## Data rows:
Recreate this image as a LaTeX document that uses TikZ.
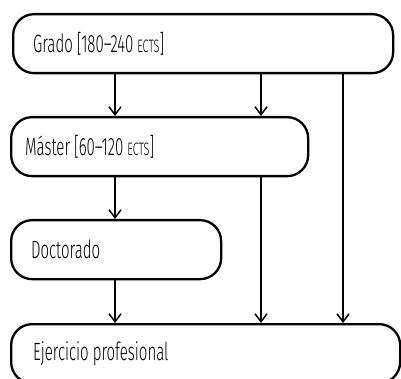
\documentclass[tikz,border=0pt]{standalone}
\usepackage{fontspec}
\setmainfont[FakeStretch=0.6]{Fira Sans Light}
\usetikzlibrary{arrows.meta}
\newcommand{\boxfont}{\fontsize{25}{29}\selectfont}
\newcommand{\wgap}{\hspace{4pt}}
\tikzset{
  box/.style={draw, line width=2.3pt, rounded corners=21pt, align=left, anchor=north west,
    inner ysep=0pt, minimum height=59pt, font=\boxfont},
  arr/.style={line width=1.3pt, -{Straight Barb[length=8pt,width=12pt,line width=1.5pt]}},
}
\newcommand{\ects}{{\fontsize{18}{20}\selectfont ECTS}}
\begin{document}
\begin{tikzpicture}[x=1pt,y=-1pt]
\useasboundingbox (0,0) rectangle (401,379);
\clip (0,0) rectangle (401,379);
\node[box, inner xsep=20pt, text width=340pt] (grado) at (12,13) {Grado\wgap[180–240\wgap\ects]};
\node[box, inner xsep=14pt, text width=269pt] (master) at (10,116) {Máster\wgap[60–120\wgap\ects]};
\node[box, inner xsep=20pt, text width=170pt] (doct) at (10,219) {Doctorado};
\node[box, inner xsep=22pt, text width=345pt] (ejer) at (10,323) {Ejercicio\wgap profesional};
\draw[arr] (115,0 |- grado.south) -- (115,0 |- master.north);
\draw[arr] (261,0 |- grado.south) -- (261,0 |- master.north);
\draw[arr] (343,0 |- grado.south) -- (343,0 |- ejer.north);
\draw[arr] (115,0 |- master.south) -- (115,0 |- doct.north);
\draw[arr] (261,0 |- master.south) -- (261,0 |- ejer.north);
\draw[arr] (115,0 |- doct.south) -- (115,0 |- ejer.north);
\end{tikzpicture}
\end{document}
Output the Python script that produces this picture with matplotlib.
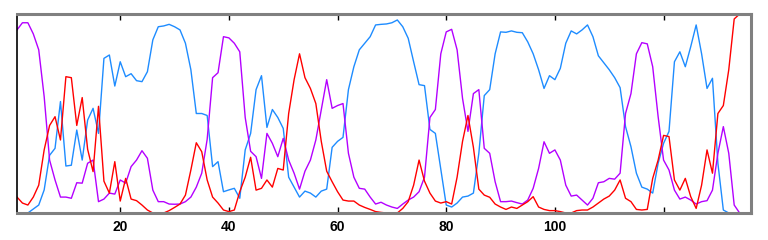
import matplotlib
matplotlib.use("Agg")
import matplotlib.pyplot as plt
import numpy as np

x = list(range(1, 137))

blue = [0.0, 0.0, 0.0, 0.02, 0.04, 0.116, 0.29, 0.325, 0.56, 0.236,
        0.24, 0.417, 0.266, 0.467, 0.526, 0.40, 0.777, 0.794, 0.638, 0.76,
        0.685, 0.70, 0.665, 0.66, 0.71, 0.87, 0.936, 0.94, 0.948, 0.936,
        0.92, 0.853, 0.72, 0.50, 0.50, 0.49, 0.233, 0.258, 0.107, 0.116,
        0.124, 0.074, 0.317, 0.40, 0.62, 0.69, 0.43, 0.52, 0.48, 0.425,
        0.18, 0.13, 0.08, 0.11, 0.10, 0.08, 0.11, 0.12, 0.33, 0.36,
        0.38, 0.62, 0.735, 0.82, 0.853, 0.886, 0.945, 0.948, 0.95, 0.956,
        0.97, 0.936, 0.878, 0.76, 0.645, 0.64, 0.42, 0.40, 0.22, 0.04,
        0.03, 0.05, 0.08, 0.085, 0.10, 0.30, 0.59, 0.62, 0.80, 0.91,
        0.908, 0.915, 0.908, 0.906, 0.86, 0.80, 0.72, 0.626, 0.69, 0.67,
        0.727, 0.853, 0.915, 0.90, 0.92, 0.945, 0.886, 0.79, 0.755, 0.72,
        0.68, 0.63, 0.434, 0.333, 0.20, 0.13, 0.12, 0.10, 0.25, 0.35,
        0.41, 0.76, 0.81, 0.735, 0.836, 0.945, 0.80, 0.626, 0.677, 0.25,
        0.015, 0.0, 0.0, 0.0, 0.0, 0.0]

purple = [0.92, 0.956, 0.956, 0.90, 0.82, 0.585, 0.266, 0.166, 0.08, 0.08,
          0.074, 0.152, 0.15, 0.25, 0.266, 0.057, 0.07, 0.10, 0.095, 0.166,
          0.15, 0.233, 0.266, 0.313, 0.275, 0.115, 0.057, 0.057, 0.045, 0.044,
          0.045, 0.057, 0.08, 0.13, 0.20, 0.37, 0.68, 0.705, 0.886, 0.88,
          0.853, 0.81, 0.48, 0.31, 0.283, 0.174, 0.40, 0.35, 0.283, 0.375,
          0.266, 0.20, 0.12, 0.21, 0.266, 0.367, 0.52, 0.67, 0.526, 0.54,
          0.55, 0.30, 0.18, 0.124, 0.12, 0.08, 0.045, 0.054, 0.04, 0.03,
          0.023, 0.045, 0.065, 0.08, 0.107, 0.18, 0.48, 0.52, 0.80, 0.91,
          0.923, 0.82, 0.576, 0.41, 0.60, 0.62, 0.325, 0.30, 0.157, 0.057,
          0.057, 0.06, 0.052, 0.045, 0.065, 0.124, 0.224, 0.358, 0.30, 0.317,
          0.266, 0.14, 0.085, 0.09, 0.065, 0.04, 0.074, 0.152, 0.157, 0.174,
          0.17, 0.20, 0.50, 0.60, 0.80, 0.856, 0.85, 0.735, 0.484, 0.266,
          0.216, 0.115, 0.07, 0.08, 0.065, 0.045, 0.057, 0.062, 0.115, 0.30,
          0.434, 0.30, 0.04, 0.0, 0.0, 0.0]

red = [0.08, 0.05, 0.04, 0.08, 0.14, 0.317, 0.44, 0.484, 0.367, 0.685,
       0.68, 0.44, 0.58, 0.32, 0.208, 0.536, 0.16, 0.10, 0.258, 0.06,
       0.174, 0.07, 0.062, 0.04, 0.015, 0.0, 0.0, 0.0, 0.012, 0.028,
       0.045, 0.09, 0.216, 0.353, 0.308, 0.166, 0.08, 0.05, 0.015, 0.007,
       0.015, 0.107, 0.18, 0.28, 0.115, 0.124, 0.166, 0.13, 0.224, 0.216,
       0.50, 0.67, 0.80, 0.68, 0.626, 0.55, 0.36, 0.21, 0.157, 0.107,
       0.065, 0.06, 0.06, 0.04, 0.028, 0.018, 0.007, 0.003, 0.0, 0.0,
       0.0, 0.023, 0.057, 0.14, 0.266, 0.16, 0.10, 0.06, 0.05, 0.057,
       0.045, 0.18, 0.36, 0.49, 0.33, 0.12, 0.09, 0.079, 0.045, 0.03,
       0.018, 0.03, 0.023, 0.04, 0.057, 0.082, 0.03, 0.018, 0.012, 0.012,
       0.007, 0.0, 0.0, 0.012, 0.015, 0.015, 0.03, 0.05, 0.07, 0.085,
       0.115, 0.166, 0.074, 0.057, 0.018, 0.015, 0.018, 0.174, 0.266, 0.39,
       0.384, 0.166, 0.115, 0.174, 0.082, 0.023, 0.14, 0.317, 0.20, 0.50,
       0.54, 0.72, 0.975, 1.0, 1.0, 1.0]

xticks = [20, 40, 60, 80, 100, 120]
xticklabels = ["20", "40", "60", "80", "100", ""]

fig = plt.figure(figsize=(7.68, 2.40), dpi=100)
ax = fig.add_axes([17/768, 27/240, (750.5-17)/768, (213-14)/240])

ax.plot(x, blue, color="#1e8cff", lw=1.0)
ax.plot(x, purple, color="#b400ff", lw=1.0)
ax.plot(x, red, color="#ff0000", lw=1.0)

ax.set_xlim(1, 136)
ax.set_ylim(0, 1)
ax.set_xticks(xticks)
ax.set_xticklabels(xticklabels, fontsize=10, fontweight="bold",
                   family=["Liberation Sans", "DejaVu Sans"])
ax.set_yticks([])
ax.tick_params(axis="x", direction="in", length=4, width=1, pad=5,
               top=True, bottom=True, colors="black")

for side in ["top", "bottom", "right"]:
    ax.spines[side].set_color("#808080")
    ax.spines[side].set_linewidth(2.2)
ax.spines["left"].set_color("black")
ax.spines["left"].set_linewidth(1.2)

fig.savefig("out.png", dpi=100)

## Instructions to follow:
Please repeat exactly the data above from its first line to the line that contains "x = list(range(1, 137))", inclusive, and leave every picture out.

## Expected output:
Recreate this image as a LaTeX document that uses TikZ.
\documentclass[tikz,border=0pt]{standalone}
\usepackage{fontspec}
\setmainfont[FakeStretch=0.6]{Fira Sans Light}
\usetikzlibrary{arrows.meta}
\newcommand{\boxfont}{\fontsize{25}{29}\selectfont}
\newcommand{\wgap}{\hspace{4pt}}
\tikzset{
  box/.style={draw, line width=2.3pt, rounded corners=21pt, align=left, anchor=north west,
    inner ysep=0pt, minimum height=59pt, font=\boxfont},
  arr/.style={line width=1.3pt, -{Straight Barb[length=8pt,width=12pt,line width=1.5pt]}},
}
\newcommand{\ects}{{\fontsize{18}{20}\selectfont ECTS}}
\begin{document}
\begin{tikzpicture}[x=1pt,y=-1pt]
\useasboundingbox (0,0) rectangle (401,379);
\clip (0,0) rectangle (401,379);
\node[box, inner xsep=20pt, text width=340pt] (grado) at (12,13) {Grado\wgap[180–240\wgap\ects]};
\node[box, inner xsep=14pt, text width=269pt] (master) at (10,116) {Máster\wgap[60–120\wgap\ects]};
\node[box, inner xsep=20pt, text width=170pt] (doct) at (10,219) {Doctorado};
\node[box, inner xsep=22pt, text width=345pt] (ejer) at (10,323) {Ejercicio\wgap profesional};
\draw[arr] (115,0 |- grado.south) -- (115,0 |- master.north);
\draw[arr] (261,0 |- grado.south) -- (261,0 |- master.north);
\draw[arr] (343,0 |- grado.south) -- (343,0 |- ejer.north);
\draw[arr] (115,0 |- master.south) -- (115,0 |- doct.north);
\draw[arr] (261,0 |- master.south) -- (261,0 |- ejer.north);
\draw[arr] (115,0 |- doct.south) -- (115,0 |- ejer.north);
\end{tikzpicture}
\end{document}
Output the Python script that produces this picture with matplotlib.
import matplotlib
matplotlib.use("Agg")
import matplotlib.pyplot as plt
import numpy as np

x = list(range(1, 137))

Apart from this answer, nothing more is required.